June 29 is the feast of the Holy Apostles Peter and Paul — one of the great apostolic feasts of the Orthodox liturgical year. It commemorates the martyrdom of both Apostles in Rome under Emperor Nero (around 64–67 AD) and honors their founding role in the Church: Peter as the Prince of the Apostles and first confessor of the divinity of Christ ("You are the Christ, the Son of the living God"), Paul as the Apostle of the Nations and author of most of the New Testament letters. In the Orthodox tradition, both Apostles are celebrated together as the two great pillars of the Church — equal in martyrdom, complementary in their mission.
Does the Apostles' Fast have the same duration in all Orthodox churches?

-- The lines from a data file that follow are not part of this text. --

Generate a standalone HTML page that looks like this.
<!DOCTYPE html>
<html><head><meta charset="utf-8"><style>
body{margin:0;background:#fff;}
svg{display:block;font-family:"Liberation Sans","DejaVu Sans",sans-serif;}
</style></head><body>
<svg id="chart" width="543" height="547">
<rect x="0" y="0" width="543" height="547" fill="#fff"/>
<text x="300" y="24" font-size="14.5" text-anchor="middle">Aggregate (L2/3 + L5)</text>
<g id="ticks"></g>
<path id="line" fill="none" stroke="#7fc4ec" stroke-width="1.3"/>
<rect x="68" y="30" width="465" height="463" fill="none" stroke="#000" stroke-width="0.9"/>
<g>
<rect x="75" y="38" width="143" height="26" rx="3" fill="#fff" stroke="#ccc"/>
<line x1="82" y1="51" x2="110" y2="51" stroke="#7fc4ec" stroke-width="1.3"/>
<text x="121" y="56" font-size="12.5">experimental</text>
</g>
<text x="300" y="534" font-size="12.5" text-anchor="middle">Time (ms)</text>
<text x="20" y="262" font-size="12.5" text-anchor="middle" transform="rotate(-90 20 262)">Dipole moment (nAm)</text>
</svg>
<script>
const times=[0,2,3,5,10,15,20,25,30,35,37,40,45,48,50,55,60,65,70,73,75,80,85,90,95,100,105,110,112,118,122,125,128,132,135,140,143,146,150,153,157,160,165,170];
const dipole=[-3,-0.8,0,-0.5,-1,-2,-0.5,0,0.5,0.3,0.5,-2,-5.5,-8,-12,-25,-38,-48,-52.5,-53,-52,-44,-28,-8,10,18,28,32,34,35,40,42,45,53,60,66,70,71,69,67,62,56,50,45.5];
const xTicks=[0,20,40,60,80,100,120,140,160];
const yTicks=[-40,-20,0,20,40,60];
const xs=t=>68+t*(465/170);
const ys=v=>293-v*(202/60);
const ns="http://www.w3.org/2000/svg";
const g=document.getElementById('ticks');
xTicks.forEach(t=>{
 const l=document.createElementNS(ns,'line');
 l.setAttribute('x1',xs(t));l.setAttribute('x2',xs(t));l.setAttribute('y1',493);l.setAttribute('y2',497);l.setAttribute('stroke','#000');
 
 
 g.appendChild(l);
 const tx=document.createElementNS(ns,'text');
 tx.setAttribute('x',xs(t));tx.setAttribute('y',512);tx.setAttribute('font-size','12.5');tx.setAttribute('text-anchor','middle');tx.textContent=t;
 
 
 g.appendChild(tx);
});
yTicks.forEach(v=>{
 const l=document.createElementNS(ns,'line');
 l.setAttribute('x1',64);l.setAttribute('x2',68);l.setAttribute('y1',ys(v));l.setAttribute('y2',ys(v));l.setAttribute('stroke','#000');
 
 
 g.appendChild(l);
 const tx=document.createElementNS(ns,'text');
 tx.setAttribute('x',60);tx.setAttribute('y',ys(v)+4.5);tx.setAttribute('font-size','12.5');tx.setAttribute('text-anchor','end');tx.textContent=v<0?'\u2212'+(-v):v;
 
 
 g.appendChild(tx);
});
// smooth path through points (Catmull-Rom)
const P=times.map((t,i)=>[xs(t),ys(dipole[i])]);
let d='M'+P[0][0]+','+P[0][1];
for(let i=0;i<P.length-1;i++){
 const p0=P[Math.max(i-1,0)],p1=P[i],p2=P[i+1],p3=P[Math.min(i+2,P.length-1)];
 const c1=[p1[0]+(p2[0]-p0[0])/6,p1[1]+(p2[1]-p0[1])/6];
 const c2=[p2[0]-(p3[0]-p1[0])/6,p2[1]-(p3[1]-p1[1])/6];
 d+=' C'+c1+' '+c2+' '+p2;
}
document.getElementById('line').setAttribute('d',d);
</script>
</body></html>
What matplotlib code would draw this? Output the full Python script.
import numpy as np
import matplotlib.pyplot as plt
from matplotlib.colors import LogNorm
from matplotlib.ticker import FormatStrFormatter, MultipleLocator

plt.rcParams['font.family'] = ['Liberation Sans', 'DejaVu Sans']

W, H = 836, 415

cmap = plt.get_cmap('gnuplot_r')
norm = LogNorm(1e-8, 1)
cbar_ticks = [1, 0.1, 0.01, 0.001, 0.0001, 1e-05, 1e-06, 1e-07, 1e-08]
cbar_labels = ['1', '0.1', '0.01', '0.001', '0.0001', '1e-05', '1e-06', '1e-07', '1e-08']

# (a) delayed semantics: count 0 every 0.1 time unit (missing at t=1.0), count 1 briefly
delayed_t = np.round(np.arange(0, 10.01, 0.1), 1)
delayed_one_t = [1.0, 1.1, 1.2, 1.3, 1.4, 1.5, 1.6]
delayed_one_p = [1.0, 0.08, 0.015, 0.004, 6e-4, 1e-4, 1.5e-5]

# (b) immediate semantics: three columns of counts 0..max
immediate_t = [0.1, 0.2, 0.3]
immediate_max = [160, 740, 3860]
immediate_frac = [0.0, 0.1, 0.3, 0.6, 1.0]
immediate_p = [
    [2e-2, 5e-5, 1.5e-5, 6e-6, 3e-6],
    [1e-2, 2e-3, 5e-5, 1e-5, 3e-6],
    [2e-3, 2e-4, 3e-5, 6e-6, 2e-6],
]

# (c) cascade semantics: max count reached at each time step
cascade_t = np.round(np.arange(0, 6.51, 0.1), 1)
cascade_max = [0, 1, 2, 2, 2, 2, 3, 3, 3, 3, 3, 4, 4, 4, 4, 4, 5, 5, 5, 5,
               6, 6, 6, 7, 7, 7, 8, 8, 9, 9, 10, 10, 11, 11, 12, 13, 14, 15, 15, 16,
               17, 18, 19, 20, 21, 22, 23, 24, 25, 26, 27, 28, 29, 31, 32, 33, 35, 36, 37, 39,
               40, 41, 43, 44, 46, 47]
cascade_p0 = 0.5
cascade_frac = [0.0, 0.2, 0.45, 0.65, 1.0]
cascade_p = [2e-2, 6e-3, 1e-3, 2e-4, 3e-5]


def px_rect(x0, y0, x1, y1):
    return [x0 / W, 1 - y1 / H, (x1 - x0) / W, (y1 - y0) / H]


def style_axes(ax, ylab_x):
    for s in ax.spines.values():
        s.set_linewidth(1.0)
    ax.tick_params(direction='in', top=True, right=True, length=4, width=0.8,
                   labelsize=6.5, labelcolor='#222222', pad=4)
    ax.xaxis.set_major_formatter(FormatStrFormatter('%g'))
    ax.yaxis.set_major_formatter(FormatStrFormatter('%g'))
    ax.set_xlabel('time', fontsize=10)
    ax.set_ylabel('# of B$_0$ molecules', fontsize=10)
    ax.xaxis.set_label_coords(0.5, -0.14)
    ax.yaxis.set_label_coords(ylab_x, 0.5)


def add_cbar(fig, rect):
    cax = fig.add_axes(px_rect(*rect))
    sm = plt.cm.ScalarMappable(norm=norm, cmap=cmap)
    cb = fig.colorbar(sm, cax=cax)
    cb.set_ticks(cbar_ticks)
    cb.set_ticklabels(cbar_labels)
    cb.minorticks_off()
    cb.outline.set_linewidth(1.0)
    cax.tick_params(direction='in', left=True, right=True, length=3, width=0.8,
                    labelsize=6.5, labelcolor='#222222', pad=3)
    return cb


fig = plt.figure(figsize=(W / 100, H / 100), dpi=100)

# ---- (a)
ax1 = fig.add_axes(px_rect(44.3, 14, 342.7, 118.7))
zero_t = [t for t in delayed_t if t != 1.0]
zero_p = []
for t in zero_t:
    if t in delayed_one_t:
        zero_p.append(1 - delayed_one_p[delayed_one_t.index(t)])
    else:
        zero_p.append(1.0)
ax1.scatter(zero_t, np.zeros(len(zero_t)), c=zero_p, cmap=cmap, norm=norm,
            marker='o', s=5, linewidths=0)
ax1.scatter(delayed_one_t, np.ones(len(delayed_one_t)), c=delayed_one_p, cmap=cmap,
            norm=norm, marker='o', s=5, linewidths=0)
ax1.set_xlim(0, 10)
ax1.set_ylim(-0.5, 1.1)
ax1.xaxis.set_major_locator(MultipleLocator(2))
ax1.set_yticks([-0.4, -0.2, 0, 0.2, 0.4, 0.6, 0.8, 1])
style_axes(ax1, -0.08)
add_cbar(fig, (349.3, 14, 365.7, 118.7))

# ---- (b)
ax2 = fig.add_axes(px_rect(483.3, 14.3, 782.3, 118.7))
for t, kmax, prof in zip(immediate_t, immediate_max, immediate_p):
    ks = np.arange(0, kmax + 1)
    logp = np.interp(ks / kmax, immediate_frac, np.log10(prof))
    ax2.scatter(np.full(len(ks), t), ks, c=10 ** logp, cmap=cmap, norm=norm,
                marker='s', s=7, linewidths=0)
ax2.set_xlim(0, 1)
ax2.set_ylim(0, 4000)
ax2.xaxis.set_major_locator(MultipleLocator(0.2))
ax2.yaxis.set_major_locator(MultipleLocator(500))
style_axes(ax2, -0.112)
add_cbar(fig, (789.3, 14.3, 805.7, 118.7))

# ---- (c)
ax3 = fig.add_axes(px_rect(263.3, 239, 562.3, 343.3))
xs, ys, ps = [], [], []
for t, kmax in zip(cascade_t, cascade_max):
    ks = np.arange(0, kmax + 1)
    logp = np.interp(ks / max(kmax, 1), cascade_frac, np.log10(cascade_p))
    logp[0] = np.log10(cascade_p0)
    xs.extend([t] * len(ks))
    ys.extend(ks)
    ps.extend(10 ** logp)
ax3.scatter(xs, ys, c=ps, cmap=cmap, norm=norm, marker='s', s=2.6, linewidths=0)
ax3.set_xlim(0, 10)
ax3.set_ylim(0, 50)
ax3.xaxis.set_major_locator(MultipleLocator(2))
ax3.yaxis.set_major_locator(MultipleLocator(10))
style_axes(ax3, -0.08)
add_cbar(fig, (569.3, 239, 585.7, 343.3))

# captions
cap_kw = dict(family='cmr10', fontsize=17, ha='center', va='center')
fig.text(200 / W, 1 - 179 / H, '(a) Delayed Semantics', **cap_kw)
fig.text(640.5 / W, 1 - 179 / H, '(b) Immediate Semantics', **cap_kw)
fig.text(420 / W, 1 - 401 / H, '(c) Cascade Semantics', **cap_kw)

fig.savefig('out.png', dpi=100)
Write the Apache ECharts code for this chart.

The duration of the Apostles' Fast is the same in all Orthodox churches using the same calendar. For churches of the Gregorian calendar (Greek Orthodox, Romanian Orthodox, Antiochian Orthodox), the fast ends on June 28 and the feast is June 29. For churches of the Julian calendar (Russian Orthodox, Serbian Orthodox, Georgian Orthodox), the feast of Peter and Paul falls on July 12 of the Gregorian calendar — their Apostles' Fast therefore ends on July 11 and is generally 13 days longer.
I'm a convert — do I need to keep the Apostles' Fast?
The short answer is: yes, it is part of the Orthodox fasting discipline and applies to all Orthodox Christians. The more pastoral answer is: speak with your priest and start where you are. For converts in their first year or two, the Apostles' Fast is an excellent opportunity to begin practicing summer fasting at its most accessible level — eliminating meat and dairy, observing the Wednesday and Friday fish abstinence, attending the June 29 Liturgy if possible. Many priests in English-speaking parishes are particularly encouraging about the Apostles' Fast precisely because it is the most approachable of the four: a few weeks of mild fasting in summer is a sustainable commitment that builds the discipline needed for Great Lent.
A quiet fast for a quiet mission
The Apostles' Fast does not have the grandeur of Great Lent or the intensity of the Dormition Fast. It has no Great Canon, no Epitaphios, no Paschal night. It is sober, quiet, sometimes brief. But it carries a truth that the other fasts do not say quite as clearly: the Christian life after Pascha and after Pentecost is not only a life of contemplation and celebration — it is a life of being sent and of bearing witness.
In America or Britain in June, amid cookouts, Wimbledon and graduation parties, keeping this small summer fast is a quiet way of saying: I am also an apostle, in my own measure. I do not fast to be gloomy — I fast to stay free. And that interior freedom, however quietly held, is already a form of mission.